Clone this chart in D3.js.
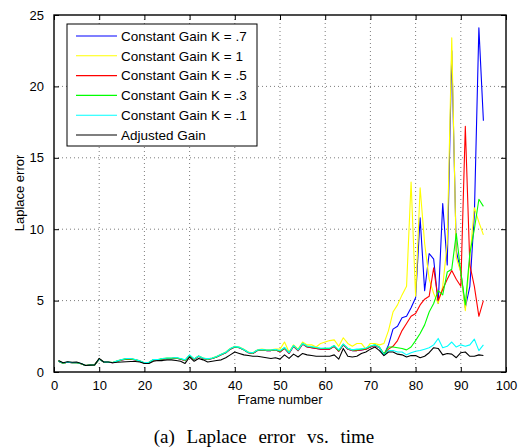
<!DOCTYPE html>
<html lang='en'>
    <head>
        <script src="https://d3js.org/d3.v7.min.js"></script>
    </head>
    <style>
        body{
            margin:0px;
            padding:0px;
            background-color:white;
        }
        svg{
            display:block;
        }
        .tick text, .lbl{
            font-family:'Liberation Sans', Arial, sans-serif;
            font-size:13px;
            fill:black;
        }
        .leg{
            font-family:'Liberation Sans', Arial, sans-serif;
            font-size:13.5px;
            fill:black;
        }
        .caption{
            font-family:'Liberation Serif', 'Times New Roman', serif;
            font-size:19px;
            word-spacing:7px;
            fill:black;
        }
        .grid line{
            stroke:#444;
            stroke-width:0.7;
            stroke-dasharray:1,3;
        }
        .series{
            fill:none;
            stroke-width:1.1;
            stroke-linejoin:round;
        }
    </style>
    <body>
        <svg id="chart" width="520" height="447"></svg>
        <script>
            // frame numbers 1..95
            const frames=d3.range(1,96);

            const seriesNames=['Constant Gain K = .7','Constant Gain K = 1','Constant Gain K = .5',
                               'Constant Gain K = .3','Constant Gain K = .1','Adjusted Gain'];
            const seriesColors=['#0000ff','#ffff00','#ff0000','#00ff00','#00ffff','#000000'];

            const gain07=[0.75,0.62,0.68,0.65,0.65,0.58,0.45,0.48,0.5,0.9,
                          0.7,0.68,0.65,0.75,0.85,0.9,0.9,0.85,0.75,0.62,
                          0.65,0.85,0.85,0.9,0.95,0.95,0.98,0.9,0.8,1.15,
                          0.88,1.1,0.95,0.88,0.95,1.05,1.2,1.35,1.6,1.75,
                          1.7,1.55,1.35,1.3,1.5,1.55,1.5,1.5,1.55,1.4,
                          1.65,1.3,1.8,1.5,1.95,1.75,1.7,1.65,1.6,1.6,
                          1.6,1.8,1.45,1.9,1.6,1.5,1.5,1.55,1.6,1.75,
                          1.85,1.7,1.2,1.9,3.0,3.2,3.8,3.9,4.5,5.2,
                          10.8,5.7,8.3,7.9,4.8,11.8,7.5,22.5,8.5,7.0,
                          4.5,6.0,11.0,24.1,17.6];
            const gain1=[0.78,0.62,0.68,0.66,0.66,0.58,0.46,0.5,0.52,0.92,
                         0.72,0.7,0.66,0.78,0.88,0.92,0.92,0.88,0.78,0.65,
                         0.68,0.88,0.88,0.95,0.98,0.98,1.0,0.92,0.82,1.18,
                         0.9,1.12,0.98,0.9,0.98,1.1,1.25,1.4,1.65,1.8,
                         1.75,1.6,1.4,1.35,1.55,1.6,1.55,1.55,1.6,1.6,
                         2.1,1.4,1.9,1.6,2.1,1.9,1.9,1.75,2.0,2.1,
                         2.2,2.25,1.8,2.4,2.0,1.8,2.0,2.0,1.6,2.0,
                         2.0,1.9,2.0,2.9,4.2,4.7,5.4,6.0,13.3,5.3,
                         12.9,9.0,6.5,5.5,4.8,6.0,9.0,23.4,8.0,7.0,
                         4.3,8.0,11.5,10.5,9.6];
            const gain05=[0.75,0.62,0.68,0.65,0.65,0.58,0.45,0.48,0.5,0.9,
                          0.7,0.68,0.65,0.75,0.85,0.9,0.9,0.85,0.75,0.62,
                          0.65,0.85,0.85,0.9,0.95,0.95,0.98,0.9,0.8,1.15,
                          0.88,1.1,0.95,0.88,0.95,1.05,1.2,1.35,1.6,1.75,
                          1.7,1.55,1.35,1.3,1.5,1.55,1.5,1.5,1.55,1.4,
                          1.65,1.3,1.8,1.5,1.95,1.75,1.7,1.65,1.6,1.6,
                          1.6,1.8,1.45,1.9,1.6,1.5,1.5,1.55,1.6,1.75,
                          1.85,1.7,1.25,1.6,1.8,2.2,2.9,3.4,3.9,4.1,
                          4.7,5.1,5.3,7.3,5.0,5.8,6.5,7.1,6.5,6.0,
                          17.2,7.5,6.0,3.9,5.0];
            const gain03=[0.76,0.62,0.68,0.65,0.65,0.58,0.45,0.48,0.5,0.9,
                          0.7,0.68,0.66,0.76,0.86,0.92,0.92,0.86,0.76,0.63,
                          0.66,0.86,0.86,0.92,0.96,0.96,1.0,0.92,0.82,1.16,
                          0.9,1.1,0.96,0.9,0.96,1.06,1.22,1.36,1.62,1.76,
                          1.72,1.56,1.36,1.32,1.52,1.56,1.52,1.52,1.56,1.45,
                          1.7,1.35,1.85,1.55,2.0,1.8,1.75,1.7,1.65,1.65,
                          1.65,1.85,1.5,1.95,1.65,1.55,1.55,1.6,1.65,1.8,
                          1.9,1.75,1.25,1.75,1.75,1.7,1.65,1.55,1.75,2.2,
                          2.7,3.3,4.2,4.8,5.7,5.4,7.0,7.2,9.7,7.0,
                          4.7,8.3,10.0,12.1,11.6];
            const gain01=[0.77,0.63,0.69,0.66,0.66,0.59,0.46,0.49,0.51,0.91,
                          0.71,0.69,0.67,0.78,0.88,0.95,0.95,0.88,0.78,0.65,
                          0.68,0.88,0.88,0.95,0.98,0.98,1.02,0.95,0.85,1.2,
                          0.92,1.12,0.98,0.92,0.98,1.08,1.24,1.38,1.64,1.78,
                          1.74,1.58,1.38,1.34,1.54,1.58,1.54,1.54,1.58,1.5,
                          1.72,1.35,1.85,1.55,2.0,1.82,1.78,1.72,1.66,1.68,
                          1.68,1.85,1.55,1.95,1.65,1.55,1.6,1.62,1.68,1.82,
                          1.9,1.72,1.2,1.5,1.5,1.4,1.4,1.2,1.35,1.45,
                          1.5,1.6,1.7,1.9,2.35,1.7,1.8,2.1,1.75,1.9,
                          1.8,1.9,2.3,1.5,1.9];
            const adjusted=[0.8,0.65,0.72,0.68,0.7,0.6,0.45,0.48,0.5,0.95,
                            0.7,0.7,0.65,0.68,0.7,0.72,0.74,0.74,0.7,0.6,
                            0.6,0.75,0.8,0.8,0.85,0.85,0.8,0.75,0.6,1.05,
                            0.75,0.95,0.85,0.7,0.75,0.8,0.85,1.0,1.2,1.4,
                            1.3,1.2,1.15,1.1,1.1,1.05,1.0,0.95,1.0,0.9,
                            1.2,0.95,1.25,1.05,1.3,1.2,1.15,1.1,1.1,1.1,
                            1.1,1.2,0.9,1.65,1.1,1.05,1.1,1.3,1.4,1.6,
                            1.75,1.5,1.15,1.4,1.4,1.25,1.2,1.05,1.15,1.15,
                            1.0,1.1,1.35,1.7,1.65,1.2,1.3,1.25,1.0,1.35,
                            1.4,1.1,1.1,1.2,1.15];
            const allSeries=[gain07,gain1,gain05,gain03,gain01,adjusted];

            const xTicks=[0,10,20,30,40,50,60,70,80,90,100];
            const yTicks=[0,5,10,15,20,25];

            const padLeft=54, padRight=506, padTop=15, padBottom=372;
            const tickLen=5;

            const xScale=d3.scaleLinear().domain([0,100]).range([padLeft,padRight]);
            const yScale=d3.scaleLinear().domain([0,25]).range([padBottom,padTop]);

            const svg=d3.select('#chart');

            // dotted grid
            const grid=svg.append('g').attr('class','grid');
            grid.selectAll('.gx')
                .data(xTicks.slice(1,-1))
                .enter()
                .append('line')
                .attr('x1',d=>xScale(d)).attr('x2',d=>xScale(d))
                .attr('y1',padTop).attr('y2',padBottom);
            grid.selectAll('.gy')
                .data(yTicks.slice(1,-1))
                .enter()
                .append('line')
                .attr('y1',d=>yScale(d)).attr('y2',d=>yScale(d))
                .attr('x1',padLeft).attr('x2',padRight);

            // axes, MATLAB style inward ticks on all 4 sides
            const xAxis=d3.axisBottom(xScale).tickValues(xTicks).tickSizeInner(-tickLen).tickSizeOuter(0).tickPadding(9);
            const yAxis=d3.axisLeft(yScale).tickValues(yTicks).tickSizeInner(-tickLen).tickSizeOuter(0).tickPadding(10);
            const xTop=d3.axisTop(xScale).tickValues(xTicks).tickSizeInner(-tickLen).tickSizeOuter(0).tickFormat('');
            const yRight=d3.axisRight(yScale).tickValues(yTicks).tickSizeInner(-tickLen).tickSizeOuter(0).tickFormat('');

            svg.append('g').attr('transform','translate(0,'+padBottom+')').call(xAxis);
            svg.append('g').attr('transform','translate('+padLeft+',0)').call(yAxis);
            svg.append('g').attr('transform','translate(0,'+padTop+')').call(xTop);
            svg.append('g').attr('transform','translate('+padRight+',0)').call(yRight);
            svg.selectAll('.domain').remove();
            svg.selectAll('.tick line').attr('stroke','black');

            // data lines
            const line=d3.line()
                         .x((d,i)=>xScale(frames[i]))
                         .y(d=>yScale(d));
            svg.selectAll('.series')
               .data(allSeries)
               .enter()
               .append('path')
               .attr('class','series')
               .attr('stroke',(d,i)=>seriesColors[i])
               .attr('d',line);

            // frame box
            svg.append('rect')
               .attr('x',padLeft).attr('y',padTop)
               .attr('width',padRight-padLeft).attr('height',padBottom-padTop)
               .attr('fill','none').attr('stroke','black').attr('stroke-width',1.4);

            // legend
            const legX=67, legY=24, legW=190, legH=122, rowH=19.8;
            const leg=svg.append('g');
            leg.append('rect')
               .attr('x',legX).attr('y',legY).attr('width',legW).attr('height',legH)
               .attr('fill','white').attr('stroke','black').attr('stroke-width',1);
            seriesNames.forEach((name,i)=>{
                const cy=legY+12+i*rowH;
                leg.append('line')
                   .attr('x1',legX+9).attr('x2',legX+50)
                   .attr('y1',cy).attr('y2',cy)
                   .attr('stroke',seriesColors[i]).attr('stroke-width',1.1);
                leg.append('text')
                   .attr('class','leg')
                   .attr('x',legX+54).attr('y',cy+4.8)
                   .text(name);
            });

            // axis labels
            svg.append('text')
               .attr('class','lbl')
               .attr('x',(padLeft+padRight)/2).attr('y',404)
               .attr('text-anchor','middle')
               .text('Frame number');
            svg.append('text')
               .attr('class','lbl')
               .attr('transform','translate(24,193) rotate(-90)')
               .attr('text-anchor','middle')
               .text('Laplace error');

            svg.append('text')
               .attr('class','caption')
               .attr('x',264).attr('y',443)
               .attr('text-anchor','middle')
               .text('(a) Laplace error vs. time');
        </script>
    </body>
</html>
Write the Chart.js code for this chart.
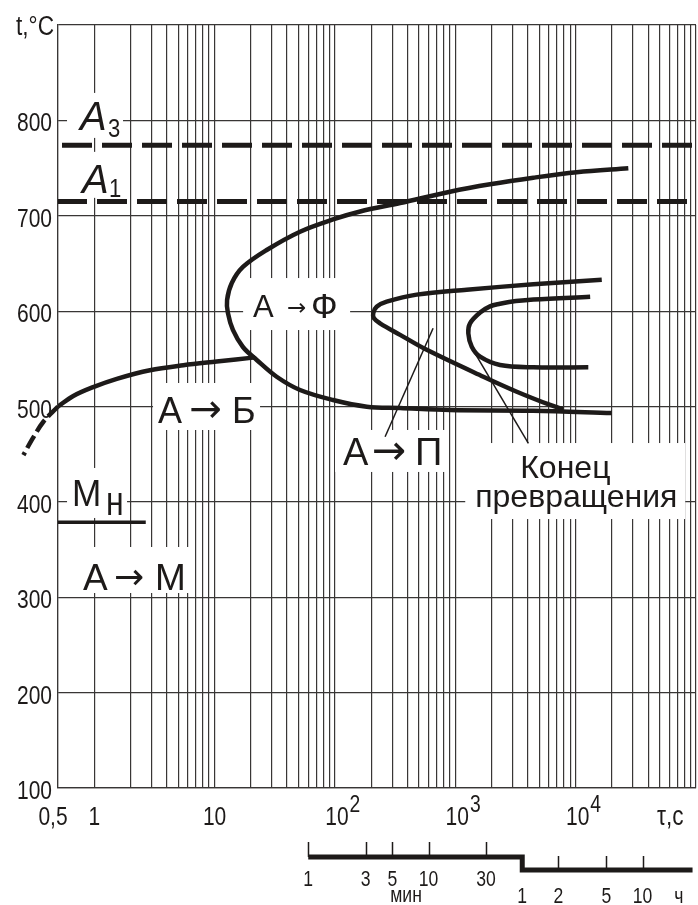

----------

Filter the entries down to the lines with the word "chart" in them.

ANSWER TO THE EXERCISE:
Clone this chart in D3.js.
        <svg id="chart" width="520" height="447"></svg>
            const svg=d3.select('#chart');
Write the Chart.js code for this chart.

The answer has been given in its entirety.